▶ _Your instructions_: Return the entries below in their exact form, leaving the pictures out.

▼▼▼

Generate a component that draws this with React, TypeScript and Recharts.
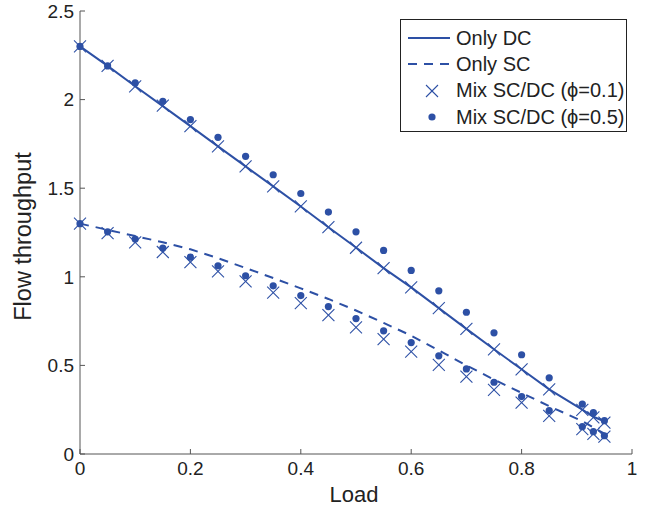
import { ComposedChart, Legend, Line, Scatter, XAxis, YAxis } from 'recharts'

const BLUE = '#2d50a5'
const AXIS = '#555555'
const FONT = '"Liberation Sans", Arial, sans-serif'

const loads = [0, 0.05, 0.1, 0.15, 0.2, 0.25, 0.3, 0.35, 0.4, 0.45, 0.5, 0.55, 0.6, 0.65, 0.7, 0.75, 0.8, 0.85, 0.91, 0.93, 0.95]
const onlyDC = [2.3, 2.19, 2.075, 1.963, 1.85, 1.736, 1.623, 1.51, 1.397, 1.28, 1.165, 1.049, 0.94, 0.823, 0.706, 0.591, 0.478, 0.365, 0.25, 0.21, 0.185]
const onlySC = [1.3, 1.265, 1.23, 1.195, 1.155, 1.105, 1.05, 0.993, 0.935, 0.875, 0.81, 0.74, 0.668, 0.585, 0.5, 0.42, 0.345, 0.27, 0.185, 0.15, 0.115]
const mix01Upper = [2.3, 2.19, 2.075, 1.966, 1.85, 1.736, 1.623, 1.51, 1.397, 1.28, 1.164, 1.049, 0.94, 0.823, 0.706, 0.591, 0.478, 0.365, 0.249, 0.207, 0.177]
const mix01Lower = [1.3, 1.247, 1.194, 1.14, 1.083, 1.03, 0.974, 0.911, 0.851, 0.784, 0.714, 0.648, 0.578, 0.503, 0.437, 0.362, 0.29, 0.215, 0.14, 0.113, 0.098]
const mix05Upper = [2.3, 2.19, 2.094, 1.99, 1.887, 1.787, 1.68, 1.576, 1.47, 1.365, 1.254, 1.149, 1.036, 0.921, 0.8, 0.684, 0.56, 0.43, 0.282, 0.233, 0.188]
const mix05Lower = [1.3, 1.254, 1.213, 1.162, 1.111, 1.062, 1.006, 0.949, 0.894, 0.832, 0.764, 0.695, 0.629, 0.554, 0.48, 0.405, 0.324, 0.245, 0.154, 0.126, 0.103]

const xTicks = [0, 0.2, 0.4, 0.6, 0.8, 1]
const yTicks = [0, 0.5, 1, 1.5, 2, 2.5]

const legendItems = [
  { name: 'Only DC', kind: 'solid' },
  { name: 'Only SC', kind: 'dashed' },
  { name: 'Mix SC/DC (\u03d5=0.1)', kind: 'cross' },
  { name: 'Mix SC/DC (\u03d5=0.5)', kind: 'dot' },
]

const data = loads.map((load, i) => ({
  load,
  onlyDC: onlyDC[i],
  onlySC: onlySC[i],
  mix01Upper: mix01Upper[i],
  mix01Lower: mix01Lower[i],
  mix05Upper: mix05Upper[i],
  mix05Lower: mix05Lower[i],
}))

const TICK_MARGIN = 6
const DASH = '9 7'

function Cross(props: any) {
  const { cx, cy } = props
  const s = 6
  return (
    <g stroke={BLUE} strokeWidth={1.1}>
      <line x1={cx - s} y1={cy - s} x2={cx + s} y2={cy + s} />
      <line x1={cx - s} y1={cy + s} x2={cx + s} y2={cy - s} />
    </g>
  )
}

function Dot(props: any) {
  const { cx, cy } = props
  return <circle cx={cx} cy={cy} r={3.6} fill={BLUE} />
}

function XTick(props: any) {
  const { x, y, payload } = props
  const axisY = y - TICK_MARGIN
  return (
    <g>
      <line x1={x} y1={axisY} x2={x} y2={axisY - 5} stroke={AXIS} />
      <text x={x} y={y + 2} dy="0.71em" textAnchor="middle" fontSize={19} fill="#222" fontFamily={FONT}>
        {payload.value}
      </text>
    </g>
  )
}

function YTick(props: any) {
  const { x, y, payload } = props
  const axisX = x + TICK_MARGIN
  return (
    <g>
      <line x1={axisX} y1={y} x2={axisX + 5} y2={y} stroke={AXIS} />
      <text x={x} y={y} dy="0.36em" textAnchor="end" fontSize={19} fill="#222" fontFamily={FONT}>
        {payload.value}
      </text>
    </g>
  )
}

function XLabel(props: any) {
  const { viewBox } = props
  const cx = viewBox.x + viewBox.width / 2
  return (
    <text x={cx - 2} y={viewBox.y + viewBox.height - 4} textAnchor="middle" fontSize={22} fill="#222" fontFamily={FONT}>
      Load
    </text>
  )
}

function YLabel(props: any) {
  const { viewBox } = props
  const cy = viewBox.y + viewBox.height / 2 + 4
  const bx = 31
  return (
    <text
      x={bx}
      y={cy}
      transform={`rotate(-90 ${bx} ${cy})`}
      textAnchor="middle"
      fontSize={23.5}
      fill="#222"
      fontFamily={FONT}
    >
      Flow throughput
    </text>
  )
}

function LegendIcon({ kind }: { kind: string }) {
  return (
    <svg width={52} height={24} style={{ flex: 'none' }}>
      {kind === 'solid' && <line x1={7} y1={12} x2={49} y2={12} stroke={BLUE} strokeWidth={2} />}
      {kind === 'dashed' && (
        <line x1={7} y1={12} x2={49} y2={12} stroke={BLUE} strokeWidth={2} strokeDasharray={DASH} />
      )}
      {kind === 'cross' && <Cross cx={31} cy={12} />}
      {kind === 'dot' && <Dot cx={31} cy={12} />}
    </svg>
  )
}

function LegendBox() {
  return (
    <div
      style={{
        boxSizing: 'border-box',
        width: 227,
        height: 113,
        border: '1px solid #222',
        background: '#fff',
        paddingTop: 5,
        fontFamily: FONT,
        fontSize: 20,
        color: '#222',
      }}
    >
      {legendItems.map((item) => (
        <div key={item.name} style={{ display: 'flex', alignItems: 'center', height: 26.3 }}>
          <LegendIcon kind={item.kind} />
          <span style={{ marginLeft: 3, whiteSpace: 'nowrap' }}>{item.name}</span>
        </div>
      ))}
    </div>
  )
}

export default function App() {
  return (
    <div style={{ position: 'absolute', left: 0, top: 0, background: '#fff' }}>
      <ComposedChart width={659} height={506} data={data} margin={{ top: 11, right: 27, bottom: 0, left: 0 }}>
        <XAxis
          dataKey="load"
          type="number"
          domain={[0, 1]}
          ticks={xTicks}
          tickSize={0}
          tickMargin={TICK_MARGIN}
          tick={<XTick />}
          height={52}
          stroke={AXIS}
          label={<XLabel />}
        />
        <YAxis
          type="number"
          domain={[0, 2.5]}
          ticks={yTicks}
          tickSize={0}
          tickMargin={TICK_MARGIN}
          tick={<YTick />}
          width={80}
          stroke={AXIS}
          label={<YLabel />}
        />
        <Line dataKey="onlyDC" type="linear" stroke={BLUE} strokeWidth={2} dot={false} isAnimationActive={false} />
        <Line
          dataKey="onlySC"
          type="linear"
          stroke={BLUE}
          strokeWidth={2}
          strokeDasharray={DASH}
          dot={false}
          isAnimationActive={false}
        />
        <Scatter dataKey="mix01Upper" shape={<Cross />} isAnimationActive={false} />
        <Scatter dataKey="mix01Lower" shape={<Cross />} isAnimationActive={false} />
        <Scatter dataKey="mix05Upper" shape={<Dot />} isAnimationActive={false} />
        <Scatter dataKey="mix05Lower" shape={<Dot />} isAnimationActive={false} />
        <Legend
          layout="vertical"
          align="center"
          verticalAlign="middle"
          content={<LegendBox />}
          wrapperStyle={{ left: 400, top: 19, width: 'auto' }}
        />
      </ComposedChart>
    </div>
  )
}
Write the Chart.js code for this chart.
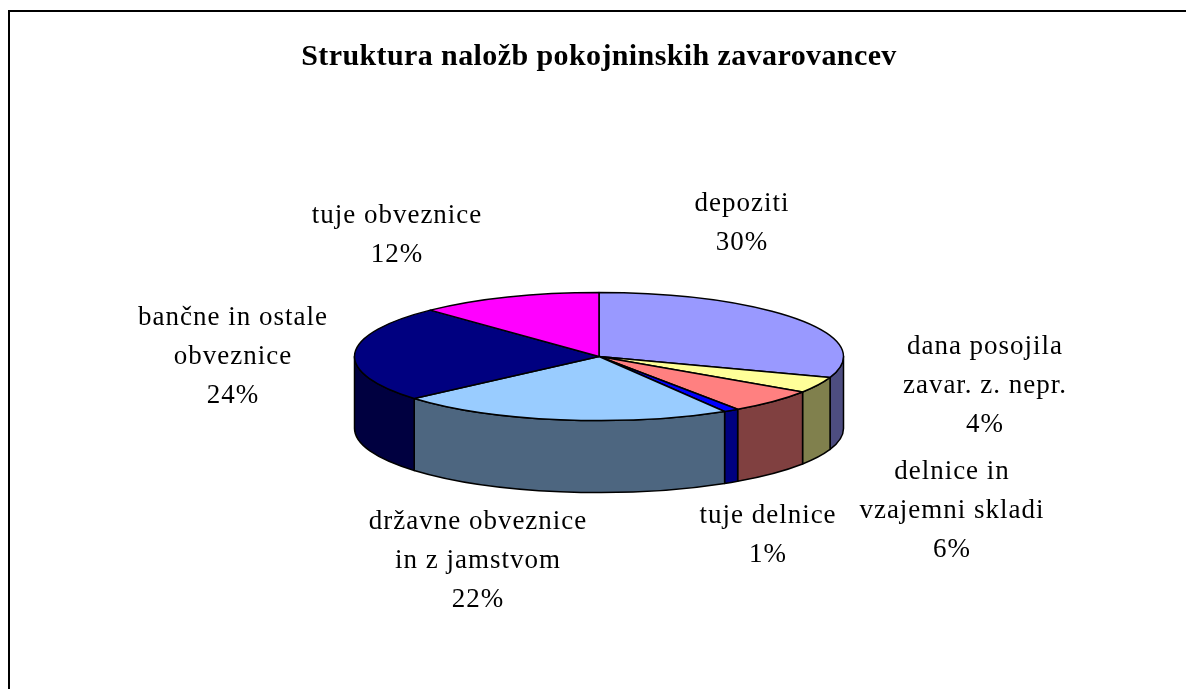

▲▲▲

▶ _Result_:
Generate a component that draws this with React, TypeScript and Recharts.
import { ComposedChart, Legend, Line, Scatter, XAxis, YAxis } from 'recharts'

const BLUE = '#2d50a5'
const AXIS = '#555555'
const FONT = '"Liberation Sans", Arial, sans-serif'

const loads = [0, 0.05, 0.1, 0.15, 0.2, 0.25, 0.3, 0.35, 0.4, 0.45, 0.5, 0.55, 0.6, 0.65, 0.7, 0.75, 0.8, 0.85, 0.91, 0.93, 0.95]
const onlyDC = [2.3, 2.19, 2.075, 1.963, 1.85, 1.736, 1.623, 1.51, 1.397, 1.28, 1.165, 1.049, 0.94, 0.823, 0.706, 0.591, 0.478, 0.365, 0.25, 0.21, 0.185]
const onlySC = [1.3, 1.265, 1.23, 1.195, 1.155, 1.105, 1.05, 0.993, 0.935, 0.875, 0.81, 0.74, 0.668, 0.585, 0.5, 0.42, 0.345, 0.27, 0.185, 0.15, 0.115]
const mix01Upper = [2.3, 2.19, 2.075, 1.966, 1.85, 1.736, 1.623, 1.51, 1.397, 1.28, 1.164, 1.049, 0.94, 0.823, 0.706, 0.591, 0.478, 0.365, 0.249, 0.207, 0.177]
const mix01Lower = [1.3, 1.247, 1.194, 1.14, 1.083, 1.03, 0.974, 0.911, 0.851, 0.784, 0.714, 0.648, 0.578, 0.503, 0.437, 0.362, 0.29, 0.215, 0.14, 0.113, 0.098]
const mix05Upper = [2.3, 2.19, 2.094, 1.99, 1.887, 1.787, 1.68, 1.576, 1.47, 1.365, 1.254, 1.149, 1.036, 0.921, 0.8, 0.684, 0.56, 0.43, 0.282, 0.233, 0.188]
const mix05Lower = [1.3, 1.254, 1.213, 1.162, 1.111, 1.062, 1.006, 0.949, 0.894, 0.832, 0.764, 0.695, 0.629, 0.554, 0.48, 0.405, 0.324, 0.245, 0.154, 0.126, 0.103]

const xTicks = [0, 0.2, 0.4, 0.6, 0.8, 1]
const yTicks = [0, 0.5, 1, 1.5, 2, 2.5]

const legendItems = [
  { name: 'Only DC', kind: 'solid' },
  { name: 'Only SC', kind: 'dashed' },
  { name: 'Mix SC/DC (\u03d5=0.1)', kind: 'cross' },
  { name: 'Mix SC/DC (\u03d5=0.5)', kind: 'dot' },
]

const data = loads.map((load, i) => ({
  load,
  onlyDC: onlyDC[i],
  onlySC: onlySC[i],
  mix01Upper: mix01Upper[i],
  mix01Lower: mix01Lower[i],
  mix05Upper: mix05Upper[i],
  mix05Lower: mix05Lower[i],
}))

const TICK_MARGIN = 6
const DASH = '9 7'

function Cross(props: any) {
  const { cx, cy } = props
  const s = 6
  return (
    <g stroke={BLUE} strokeWidth={1.1}>
      <line x1={cx - s} y1={cy - s} x2={cx + s} y2={cy + s} />
      <line x1={cx - s} y1={cy + s} x2={cx + s} y2={cy - s} />
    </g>
  )
}

function Dot(props: any) {
  const { cx, cy } = props
  return <circle cx={cx} cy={cy} r={3.6} fill={BLUE} />
}

function XTick(props: any) {
  const { x, y, payload } = props
  const axisY = y - TICK_MARGIN
  return (
    <g>
      <line x1={x} y1={axisY} x2={x} y2={axisY - 5} stroke={AXIS} />
      <text x={x} y={y + 2} dy="0.71em" textAnchor="middle" fontSize={19} fill="#222" fontFamily={FONT}>
        {payload.value}
      </text>
    </g>
  )
}

function YTick(props: any) {
  const { x, y, payload } = props
  const axisX = x + TICK_MARGIN
  return (
    <g>
      <line x1={axisX} y1={y} x2={axisX + 5} y2={y} stroke={AXIS} />
      <text x={x} y={y} dy="0.36em" textAnchor="end" fontSize={19} fill="#222" fontFamily={FONT}>
        {payload.value}
      </text>
    </g>
  )
}

function XLabel(props: any) {
  const { viewBox } = props
  const cx = viewBox.x + viewBox.width / 2
  return (
    <text x={cx - 2} y={viewBox.y + viewBox.height - 4} textAnchor="middle" fontSize={22} fill="#222" fontFamily={FONT}>
      Load
    </text>
  )
}

function YLabel(props: any) {
  const { viewBox } = props
  const cy = viewBox.y + viewBox.height / 2 + 4
  const bx = 31
  return (
    <text
      x={bx}
      y={cy}
      transform={`rotate(-90 ${bx} ${cy})`}
      textAnchor="middle"
      fontSize={23.5}
      fill="#222"
      fontFamily={FONT}
    >
      Flow throughput
    </text>
  )
}

function LegendIcon({ kind }: { kind: string }) {
  return (
    <svg width={52} height={24} style={{ flex: 'none' }}>
      {kind === 'solid' && <line x1={7} y1={12} x2={49} y2={12} stroke={BLUE} strokeWidth={2} />}
      {kind === 'dashed' && (
        <line x1={7} y1={12} x2={49} y2={12} stroke={BLUE} strokeWidth={2} strokeDasharray={DASH} />
      )}
      {kind === 'cross' && <Cross cx={31} cy={12} />}
      {kind === 'dot' && <Dot cx={31} cy={12} />}
    </svg>
  )
}

function LegendBox() {
  return (
    <div
      style={{
        boxSizing: 'border-box',
        width: 227,
        height: 113,
        border: '1px solid #222',
        background: '#fff',
        paddingTop: 5,
        fontFamily: FONT,
        fontSize: 20,
        color: '#222',
      }}
    >
      {legendItems.map((item) => (
        <div key={item.name} style={{ display: 'flex', alignItems: 'center', height: 26.3 }}>
          <LegendIcon kind={item.kind} />
          <span style={{ marginLeft: 3, whiteSpace: 'nowrap' }}>{item.name}</span>
        </div>
      ))}
    </div>
  )
}

export default function App() {
  return (
    <div style={{ position: 'absolute', left: 0, top: 0, background: '#fff' }}>
      <ComposedChart width={659} height={506} data={data} margin={{ top: 11, right: 27, bottom: 0, left: 0 }}>
        <XAxis
          dataKey="load"
          type="number"
          domain={[0, 1]}
          ticks={xTicks}
          tickSize={0}
          tickMargin={TICK_MARGIN}
          tick={<XTick />}
          height={52}
          stroke={AXIS}
          label={<XLabel />}
        />
        <YAxis
          type="number"
          domain={[0, 2.5]}
          ticks={yTicks}
          tickSize={0}
          tickMargin={TICK_MARGIN}
          tick={<YTick />}
          width={80}
          stroke={AXIS}
          label={<YLabel />}
        />
        <Line dataKey="onlyDC" type="linear" stroke={BLUE} strokeWidth={2} dot={false} isAnimationActive={false} />
        <Line
          dataKey="onlySC"
          type="linear"
          stroke={BLUE}
          strokeWidth={2}
          strokeDasharray={DASH}
          dot={false}
          isAnimationActive={false}
        />
        <Scatter dataKey="mix01Upper" shape={<Cross />} isAnimationActive={false} />
        <Scatter dataKey="mix01Lower" shape={<Cross />} isAnimationActive={false} />
        <Scatter dataKey="mix05Upper" shape={<Dot />} isAnimationActive={false} />
        <Scatter dataKey="mix05Lower" shape={<Dot />} isAnimationActive={false} />
        <Legend
          layout="vertical"
          align="center"
          verticalAlign="middle"
          content={<LegendBox />}
          wrapperStyle={{ left: 400, top: 19, width: 'auto' }}
        />
      </ComposedChart>
    </div>
  )
}
Write the Chart.js code for this chart.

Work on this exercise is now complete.